= Noor Menai =

Pakistani-American banker

Noor Menai is a Pakistani-American banker. He has served as the president and CEO of Charles Schwab Bank (2006–07) and of CTBC Bank USA (2010–present).

==Background==
Menai came to the US from Pakistan at the age of 19. He attended the University of Rochester in New York state from 1986 to 1989, receiving a bachelor's degree in economics. He received an MBA from the university the following year. Menai attended the Kellogg School of Management at Northwestern University in Illinois in 1994.

Menai's banking career began at JPMorgan Chase in 1990, where he worked in branch support and other retail banking positions. In 1997, he joined Citibank, where he remained for the next nine years in a variety of roles, eventually becoming a managing director in the Corporate and Investment bank.
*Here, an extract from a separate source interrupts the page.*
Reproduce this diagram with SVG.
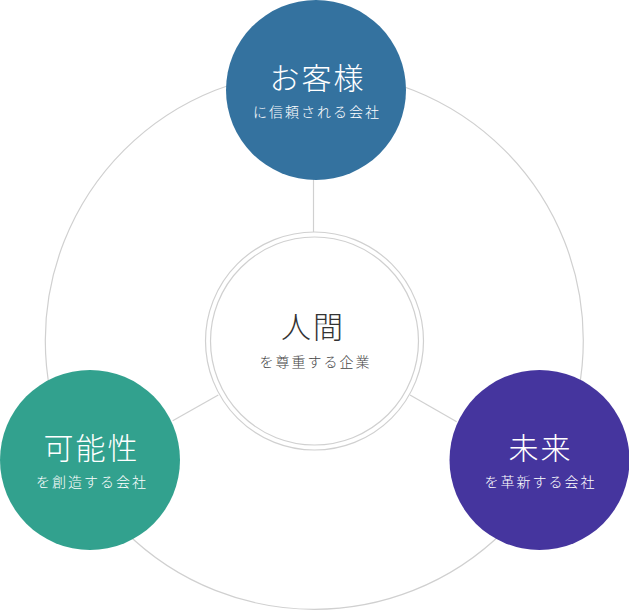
<svg xmlns="http://www.w3.org/2000/svg" width="629" height="611" viewBox="0 0 629 611">
<style>
.ring{fill:none;stroke:#d0d0d0;stroke-width:1.2}
.conn{stroke:#d0d0d0;stroke-width:1.2;fill:none}
.t{font-family:"Noto Sans CJK JP","Noto Sans",sans-serif;text-anchor:middle;font-weight:300}
.title{font-size:30px;letter-spacing:2px}
.sub{font-size:14px;letter-spacing:2px}
.w{fill:#ffffff}
.d{fill:#333333}
.ds{fill:#444444}
</style>
<rect width="629" height="611" fill="#ffffff"/>
<circle class="ring" cx="314.3" cy="340.3" r="269"/>
<g id="connectors">
<line class="conn" x1="313.5" y1="178" x2="313.5" y2="232"/>
<line class="conn" x1="172.7" y1="420.7" x2="218.3" y2="395"/>
<line class="conn" x1="410" y1="395" x2="456.7" y2="421.7"/>
</g>
<g id="center">
<circle cx="314.5" cy="341" r="109" fill="#ffffff" stroke="#d0d0d0" stroke-width="1.2"/>
<circle cx="314.5" cy="341" r="104" fill="none" stroke="#d0d0d0" stroke-width="1.2"/>
<text class="t title d" x="313" y="338">人間</text>
<text class="t sub ds" x="315.5" y="367">を尊重する企業</text>
</g>
<g id="top">
<circle cx="316" cy="90" r="90" fill="#34729f"/>
<text class="t title w" x="317.5" y="89">お客様</text>
<text class="t sub w" x="317" y="117">に信頼される会社</text>
</g>
<g id="left">
<circle cx="90" cy="460" r="90" fill="#32a18e"/>
<text class="t title w" x="91.5" y="459">可能性</text>
<text class="t sub w" x="92" y="487">を創造する会社</text>
</g>
<g id="right">
<circle cx="539.5" cy="460" r="90" fill="#45359e"/>
<text class="t title w" x="540.5" y="459">未来</text>
<text class="t sub w" x="540.5" y="487">を革新する会社</text>
</g>
</svg>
==Charles Schwab and Fajr Capital==
In 2006, Menai became president and CEO of Charles Schwab Bank, holding the position for 11 months. In this role, he oversaw a re-designed deposit platform for the bank, titled "World’s Best Checking." He worked to institute technological innovation at Charles Schwab, for example permitting employees to have multiple configurations on their computers for work and for personal use. In 2007, Menai helped to found Fajr Capital, a sovereign-backed private equity firm based in Dubai, United Arab Emirates.

==CTBC Bank==
Menai was made the president and CEO of CTBC Bank (USA), headquartered in Los Angeles, in 2010. He worked to expand the bank's small business lending, arguing that small businesses were often more flexible in response to marketplace demands than large ones. An important part of CTBC's business is assisting with investment and immigration from China. Menai opposes "Cold War" thinking in US/Chinese relations, believing that it harms the economies of both nations and leads to "wasted treasure and a stalemate neither we nor the rest of the world can afford." After the turmoil in Chinese markets in late 2015/early 2016, Menai predicted to the Los Angeles Times that more Chinese investors would be moving money overseas, creating further business opportunities for banks like CTBC.